Sebagian ulama berpendapat bahwa syari’at
kita itu menasakh atau menghapus syari’at terdahulu,kecuali jika dalam syari’at
terdapat sesuatu yang menetapkannya. Namun pendapat pertama karena syari’at
kita hanya menasakh syari’at terdahulu yang bertentangan dengan syari’at kita
saja.
2. SADDUZ ZDARAIN
Secara etimologi, dzari’ah (zdarai’)
berarti jalan yang menuju kepada sesuatu. Secara umum dzari’ah mengandung dua
pengertian, yaitu saad al-dzari’ah (sesuatu yang dilarang) dan fath dzariah
(sesuatu yang dituntut dilaksanakan).
Menurut imam Asy Syatibi adalah
melaksanakan sesuatu pekerjaan yang semula mengandung kemaslahatan menuju pada
suatu kerusakan (kemafsadatan). Contohnya seseorang yang telah dikenai
kewajiban zakat, namun belum haul (genap setahun) ia menghibahkan hartanya
kepada anaknya sehingga dia terhindar dari kewajiban zakat.
Jenis-jenis
Sadduz Dzarai antara lain sebagai berikut :
a) Dzari’ah dari segi kemafsadatan
Menurut Imam Asy Syatibi, terbagi atas 4 jenis, yaitu:
1)
Perbuatan yang dilakukan tersebut membawa kemafsadatan yang pasti.

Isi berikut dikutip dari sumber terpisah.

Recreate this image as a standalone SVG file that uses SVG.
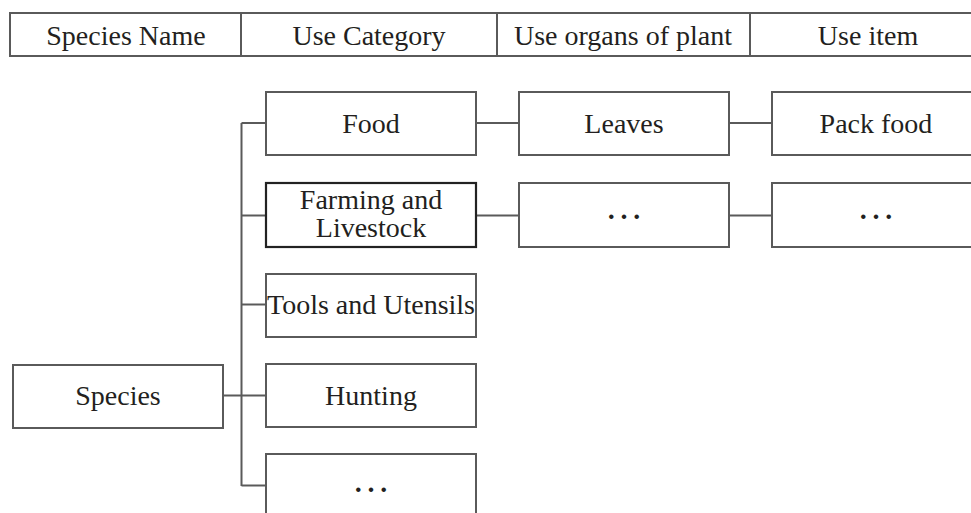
<svg xmlns="http://www.w3.org/2000/svg" width="971" height="513" viewBox="0 0 971 513">
<style>
.box{fill:#fff;stroke:#5a5a5a;stroke-width:2}
.bold{fill:#fff;stroke:#222;stroke-width:2.2}
.t{font-family:"Liberation Serif","Times New Roman",serif;font-size:28px;fill:#231f20;text-anchor:middle}
.e{font-family:"Liberation Serif","Times New Roman",serif;font-size:38px;fill:#231f20;text-anchor:middle}
.c{stroke:#5a5a5a;stroke-width:2;fill:none}
</style>
<rect width="971" height="513" fill="#fff"/>
<g id="header">
<rect class="box" x="10" y="13" width="975" height="43"/>
<line class="c" x1="241" y1="13" x2="241" y2="56"/>
<line class="c" x1="497" y1="13" x2="497" y2="56"/>
<line class="c" x1="750" y1="13" x2="750" y2="56"/>
<text class="t" x="126" y="45">Species Name</text>
<text class="t" x="369" y="45">Use Category</text>
<text class="t" x="623" y="45">Use organs of plant</text>
<text class="t" x="868" y="45">Use item</text>
</g>
<g id="connectors">
<line class="c" x1="241.5" y1="123" x2="241.5" y2="486"/>
<line class="c" x1="241.5" y1="123" x2="266" y2="123"/>
<line class="c" x1="241.5" y1="215.5" x2="266" y2="215.5"/>
<line class="c" x1="241.5" y1="304.5" x2="266" y2="304.5"/>
<line class="c" x1="223" y1="395.5" x2="266" y2="395.5"/>
<line class="c" x1="241.5" y1="485.5" x2="266" y2="485.5"/>
<line class="c" x1="476" y1="123" x2="519" y2="123"/>
<line class="c" x1="729" y1="123" x2="772" y2="123"/>
<line class="c" x1="476" y1="215.5" x2="519" y2="215.5"/>
<line class="c" x1="729" y1="215.5" x2="772" y2="215.5"/>
</g>
<g id="species">
<rect class="box" x="13" y="365" width="210" height="63"/>
<text class="t" x="118" y="405">Species</text>
</g>
<g id="food">
<rect class="box" x="266" y="92" width="210" height="63"/>
<text class="t" x="371" y="133">Food</text>
</g>
<g id="farming">
<rect class="bold" x="266" y="183" width="210" height="64"/>
<text class="t" x="371" y="209">Farming and</text>
<text class="t" x="371" y="237">Livestock</text>
</g>
<g id="tools">
<rect class="box" x="266" y="274" width="210" height="63"/>
<text class="t" x="371" y="314">Tools and Utensils</text>
</g>
<g id="hunting">
<rect class="box" x="266" y="364" width="210" height="63"/>
<text class="t" x="371" y="405">Hunting</text>
</g>
<g id="category-more">
<rect class="box" x="266" y="454" width="210" height="80"/>
<text class="e" x="371" y="492">…</text>
</g>
<g id="leaves">
<rect class="box" x="519" y="92" width="210" height="63"/>
<text class="t" x="624" y="133">Leaves</text>
</g>
<g id="pack-food">
<rect class="box" x="772" y="92" width="215" height="63"/>
<text class="t" x="876" y="133">Pack food</text>
</g>
<g id="organ-more">
<rect class="box" x="519" y="183" width="210" height="64"/>
<text class="e" x="624" y="219">…</text>
</g>
<g id="item-more">
<rect class="box" x="772" y="183" width="215" height="64"/>
<text class="e" x="876" y="219">…</text>
</g>
</svg>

Misalnya menggali sumur di depan rumah orang lainpada waktu malam dan
menyebabkan pemilik rumah tersebut jatuh ke dalam sumur tersebut. Maka ia
dikenai hukuman karena melakukan perbuatan dengan sengaja.
2)
Perbuatan yang boleh dilakukan karena jarang mengandung kemafsadatan.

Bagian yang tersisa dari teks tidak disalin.